GhostNet-CBAM: Enhancing Lightweight CNNs

By Nolan Knight
Attention_Mechanisms Machine_Learning Python Pytorch TensorFlow

This project explores the integration of the Convolutional Block Attention Module (CBAM) into the GhostNet architecture to enhance feature representation while preserving computational efficiency.

GhostNet is a lightweight convolutional neural network designed to generate rich feature maps using inexpensive operations. In this work, I extend GhostNet by introducing both channel and spatial attention through CBAM, enabling the model to selectively emphasize informative regions of feature maps during inference. The standard GhostNet architecture employs Squeeze-and-Excitation (SE) modules, which apply channel attention only. This project therefore investigates the effect of introducing spatial attention into the GhostNet architecture.

The primary goal of this work was to evaluate whether spatial attention mechanisms could improve inferential quality without significantly compromising GhostNet’s efficiency, particularly in resource-constrained settings. Experimental results showed that incorporating CBAM into GhostNet resulted in reduced accuracy while increasing model complexity, suggesting that spatial attention did not provide a net benefit in this context.

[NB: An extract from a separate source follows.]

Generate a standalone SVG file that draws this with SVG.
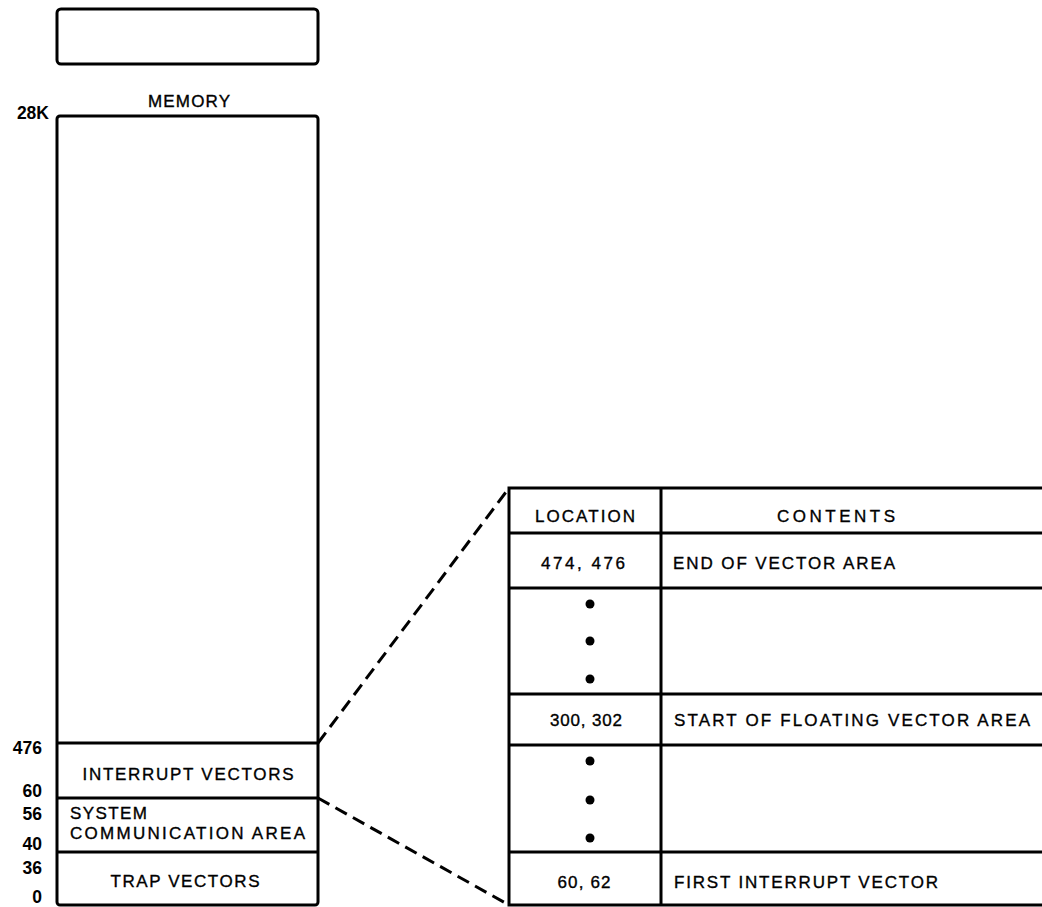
<svg xmlns="http://www.w3.org/2000/svg" width="1042" height="907" viewBox="0 0 1042 907">
<style>
.box{fill:#fff;stroke:#000;stroke-width:3}
.ln{stroke:#000;stroke-width:3;fill:none}
.dash{stroke:#000;stroke-width:3;fill:none;stroke-dasharray:13 7}
text{font-family:"Liberation Sans",Arial,sans-serif;font-size:17px;fill:#000;stroke:#000;stroke-width:0.35}
.num{font-weight:bold;font-size:17.5px;stroke-width:0;text-anchor:end}
.mid{text-anchor:middle}
</style>
<rect width="1042" height="907" fill="#fff"/>
<g id="top-box"><rect class="box" x="57" y="9" width="261" height="55" rx="4"/></g>
<g id="memory">
<text x="189" y="107" class="mid" textLength="82" lengthAdjust="spacing">MEMORY</text>
<text x="49" y="119" class="num">28K</text>
<rect class="box" x="57" y="116" width="261" height="789" rx="3"/>
</g>
<g id="interrupt-vectors">
<line class="ln" x1="57" y1="743" x2="318" y2="743"/>
<text x="188" y="780" class="mid" textLength="211" lengthAdjust="spacing">INTERRUPT VECTORS</text>
</g>
<g id="system-communication-area">
<line class="ln" x1="57" y1="798" x2="318" y2="798"/>
<text x="70" y="819" textLength="77" lengthAdjust="spacing">SYSTEM</text>
<text x="70" y="839" textLength="235" lengthAdjust="spacing">COMMUNICATION AREA</text>
</g>
<g id="trap-vectors">
<line class="ln" x1="57" y1="852" x2="318" y2="852"/>
<text x="185" y="887" class="mid" textLength="149" lengthAdjust="spacing">TRAP VECTORS</text>
</g>
<g id="addresses">
<text x="42" y="754" class="num">476</text>
<text x="42" y="797" class="num">60</text>
<text x="42" y="820" class="num">56</text>
<text x="42" y="850" class="num">40</text>
<text x="42" y="874" class="num">36</text>
<text x="42" y="903" class="num">0</text>
</g>
<g id="connectors">
<line class="dash" x1="318" y1="743" x2="509" y2="488"/>
<line class="dash" x1="318" y1="798" x2="509" y2="905"/>
</g>
<g id="vector-table">
<polyline class="ln" points="1045,488 509,488 509,905 1045,905"/>
<line class="ln" x1="661" y1="488" x2="661" y2="905"/>
<line class="ln" x1="509" y1="533" x2="1045" y2="533"/>
<line class="ln" x1="509" y1="588" x2="1045" y2="588"/>
<line class="ln" x1="509" y1="694" x2="1045" y2="694"/>
<line class="ln" x1="509" y1="745" x2="1045" y2="745"/>
<line class="ln" x1="509" y1="852" x2="1045" y2="852"/>
<text x="585" y="522" class="mid" textLength="100" lengthAdjust="spacing">LOCATION</text>
<text x="836" y="522" class="mid" textLength="118" lengthAdjust="spacing">CONTENTS</text>
<text x="583" y="569" class="mid" textLength="84" lengthAdjust="spacing">474, 476</text>
<text x="673" y="569" textLength="222" lengthAdjust="spacing">END OF VECTOR AREA</text>
<circle cx="590" cy="604" r="4.5"/>
<circle cx="590" cy="641" r="4.5"/>
<circle cx="590" cy="679" r="4.5"/>
<text x="586" y="726" class="mid" textLength="72" lengthAdjust="spacing">300, 302</text>
<text x="674" y="726" textLength="356" lengthAdjust="spacing">START OF FLOATING VECTOR AREA</text>
<circle cx="590" cy="761" r="4.5"/>
<circle cx="590" cy="800" r="4.5"/>
<circle cx="590" cy="838" r="4.5"/>
<text x="584" y="888" class="mid" textLength="53" lengthAdjust="spacing">60, 62</text>
<text x="674" y="888" textLength="264" lengthAdjust="spacing">FIRST INTERRUPT VECTOR</text>
</g>
</svg>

As a secondary study, I investigated the trade-off between the linear transformation ratio used in GhostNet and its impact on model accuracy and FLOPs. The results indicate the existence of an optimization point where sufficient accuracy can be maintained while substantially reducing computational cost.

Motivation

Lightweight CNN architectures often trade representational power for speed and efficiency. While GhostNet reduces redundancy in feature generation, it does not explicitly model attention.

By integrating CBAM, this project investigates:

  • Whether the addition of spatial attention improves feature discrimination
  • The performance–efficiency trade-offs introduced by spatial attention
  • The impact of spatial attention on inference performance across datasets

Approach

  • Extended the original GhostNet architecture with CBAM attention modules
  • Implemented all models using PyTorch
  • Trained and evaluated models on:
    • CIFAR-10
    • A subset of ImageNet
  • Conducted accuracy vs. efficiency trade-off analysis

Both the baseline GhostNet and the proposed GhostNet-CBAM models were trained and evaluated under consistent conditions to ensure fair comparison.

Results & Analysis

  • Observed that the addittion of spatial attention to GhostNet through CBAM reduced inferential accuracy
  • Analyzed trade-offs between accuracy, inference cost, and model complexity

Implementation Details

  • Framework: PyTorch
  • Python Version: 3.11.12
  • PyTorch Version: 2.6.0 + CUDA 12.4

Repository Structure

The GitHub repository includes the following directories:

  • ProjectCode — Training and testing notebooks (Colab-compatible)
  • Models — Model definitions and variants
  • StateDirectory — Training state and checkpoint paths for pretrained models
  • Video — Project explanation and results overview

Pretrained models for both GhostNet and GhostNet-CBAM are included in StateDirectory.

References

  • GhostNet
    GhostNet: More Features from Cheap Operations
    Kai Han, Yunhe Wang, Qi Tian, Jianyuan Guo, Chunjing Xu, Chang Xu
    CVPR 2020

  • CBAM
    Convolutional Block Attention Module
    Jonghyun Woo, Donghyun Lee, Choonsik Park, Joon-Young Lee, In So Kweon
    ECCV 2018

School: Purdue University - Main Campus
Location: - West Laffayete, IN
Duration: March 2024 - May 2025

Github Link: https://github.com/ncknight-un/GhostNet-Extended-CBAM


Results

Stats

CBAM Method

CBAM

Transform Ratio vs Accuracy

Accuracy

Transform Ratio vs Flops

Flops

Skills Gained:

  • Implemented and modified lightweight CNN architectures using PyTorch
  • Integrated attention mechanisms (CBAM, Squeeze-and-Excitation) into existing models
  • Analyzed channel vs. spatial attention effects on feature representation
  • Evaluated performance across CIFAR-10 and ImageNet datasets
  • Performed accuracy vs. computational cost (FLOPs) trade-off analysis
  • Designed reproducible experiments using Jupyter/Colab notebooks
  • Interpreted negative results and translated them into actionable insights

Key Takeaway:

This project highlights that architectural improvements do not always translate into performance gains, particularly in efficiency-focused models. While spatial attention via CBAM increased model complexity and additional attention mechanisms, it did not improve accuracy within the constraints of GhostNet’s design. Furthermore, my findings emphasized that careful trade-off analysis can uncover optimization points that balance accuracy and computational efficiency more effectively than adding complexity alone.